ハン・スンヒョン・ローワン代表(画像提供:wowkorea)
ハン・スンヒョン・ローワン代表(画像提供:wowkorea)
米バイオジェン・アイデック(BIIB)が開発した「アデュヘルム」は今年6月に米食品医薬局(FDA)の承認を受けた。認知症治療薬としては18年ぶりのことだ。しかし、価格や承認手続きを巡る議論はもとより、効能そのものについても学界や市場からの疑問が後を絶たない。それだけ認知症治療薬の開発は難しいという意味だ。

これを補完するために登場したのがデジタル治療剤薬(Digital Therapeutics)だ。デジタルヘルスケアのひとつであるデジタル治療剤は、IT技術を活用してモバイルアプリ、仮想現実(VR)、ゲームなど多様なソフトウェアで病気を予防、治療、管理するものだ。

ローワン(ROWAN)は韓国初のデジタル認知症治療薬「スーパーブレイン」を発売したデジタル治療薬の開発企業だ。最近、ベンチャーキャピタルはもちろん、既存の製薬会社から約100億ウォン(薬9億6000万円)規模のシリーズA投資誘致を完了し、業界の関心を集めている。

スーパーブレインは、国内で初めて新医療技術評価を通じて商用化されたデジタル治療薬だ。健康保険審査評価院で医療報酬を認定し、病院で処方できる薬だ。インハ(仁荷)大学やイファ(梨花)女子大学、アジュ(亜洲)大学、チョンナム(全南)大学、キョンヒ(慶煕)大学などの大学病院で臨床も完了しているのが他の競合治療薬と差別される点だ。

これまでは軽度認知障害患者に分類されると、医療スタッフが患者とともに本の教材や運動などで治療を進めてきたが、対面診療には限界があった。ハン代表は「病院は常に限られた空間や医療陣などに対する悩みが大きいが、スーパーブレインはこれを解決できる」と述べた。

バイオジェン・アイデックの「アデュヘルム」に比べた効果にも自信を持っている。
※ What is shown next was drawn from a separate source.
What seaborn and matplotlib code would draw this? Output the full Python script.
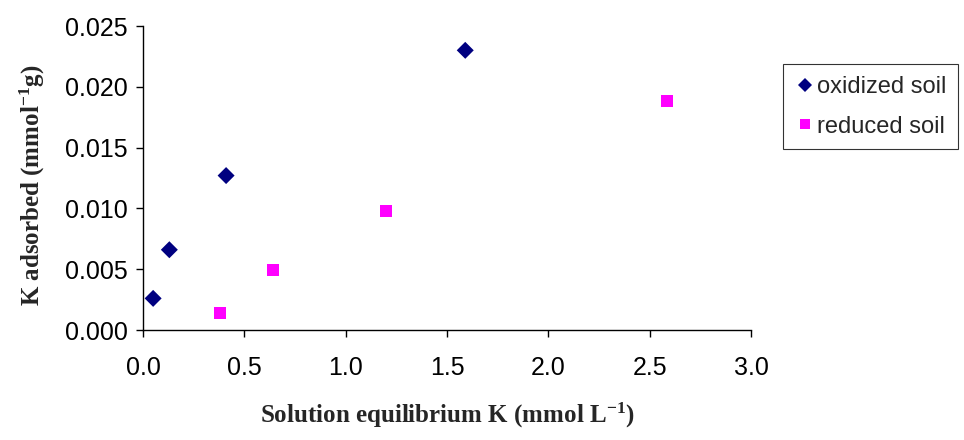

臨床デザインが違うため直接比較は難しいが、スーパーブレインがアデュヘルムに比べて効果がはるかにに大きいと評価する国内医療陣が多いという。

ハン・スンヒョン・ローワン代表は「デジタル治療薬は患者の離脱率が高いという点が弱点だが、スーパーブレインの場合、服用率が88%、在宅型(患者が家で自ら行なう治療)が96%と高く、そのため効果もよかった」述べ、「病院型と在宅型でそれぞれ5%台の認知能力開発効果が見られたが、これほどの効果を薬物で期待しようとすると、長期間薬物を服用しなければならず、副作用の懸念にもさらされる」と説明した。

年内に英国進出の可能性も開かれた。世界的な医学雑誌「ランセット」の主席筆者がスーパーブレインを英国での臨床試験に乗り出す意向を明らかにしたのだ。現在、資金支援するEUファンドに支援を申請中で、これが通過すれば韓国国産デジタル治療薬が海外で臨床段階に入る初の事例となる。

ローワンは米国進出を中長期戦略で見据えている。ハン代表は「輸出と米国FDA通過をどうするかについて戦略を立てている」と語り、「来年初めから本格的に進めていく」と述べた。

国内上場も計画している。ハン代表は「計画していたことが進行し、市場でより多くの投資家の方から利益をもたらすものだとの評価を得られれば、早ければ来年にも上場することができる」と述べた。